Out of the three bypolls held, the Conservative Party were wiped out by miles in two. They nosedived from a massive majority in their heartland into losses by substantial margins. But they just about held onto Uxbridge and South Ruislip, winning by a wafer-thin margin of 495 votes.
This is where cars drove the results. Both the Conservative candidate and Labour leadership agreed on that. Labour leadership, excluding London mayor Sadiq Khan – whose unpopular policy to fine older and more emission-heavy cars, everyone agrees, drove voters against the Labour candidate and handed Steve Tuckwell and the Conservative Party a win neither was expecting.
It was about cars hitting the ripe old age of 18 or so. It is generally thought that cars made in 2005 or later would be compliant with the new emissions standards. For a start, we would be saying a substantial number of people in the Uxbridge constituency cannot afford to drive cars less than 18 years old. And this is not some particularly poor area, quite the opposite; it is far more prosperous than many in Britain.
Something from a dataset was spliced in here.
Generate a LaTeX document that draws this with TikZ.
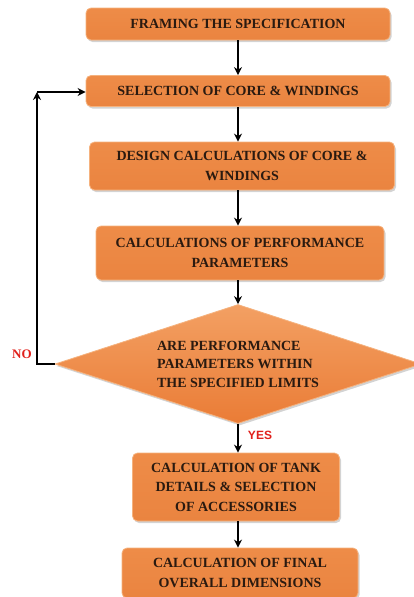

So we would be saying then that millions across Britain cannot afford a car less than 18 years of age. That is quite a change from the requirements for cars that middle-class India faces. Cars of that age are simply not allowed to be driven on Delhi roads.
In London, under the emissions scheme, you could still own and drive them even if it is at a charge of 12 pounds per day. The age of an owned car is not necessarily a socially scientific standard of prosperity, but as a rough and ready guide, it still does say something.
A possible loophole in such rough indexing is that many Uxbridge voters do own and drive newer cars but oppose the new emissions standards, which correspond to Euro 4 for petrol cars, on principle or in solidarity with less prosperous neighbours.
The London mayor’s office said the expansion of the measure from August 29 would reduce pollution by about 5 percent; critics said it will make no more than a 1 percent difference. The emissions charge is already in place within the equivalent of London’s Ring Road. The new move will take it further down to the suburbs, where Londoners are increasingly moving, such as Uxbridge and South Ruislip.
But enough of them believe that the expanded move would clean up bank accounts more than they could the air. Just why they believe this will demand a census of the age of cars in the constituency.
Labour is not keen on that because they lost, and the Conservatives don’t care because they won somehow.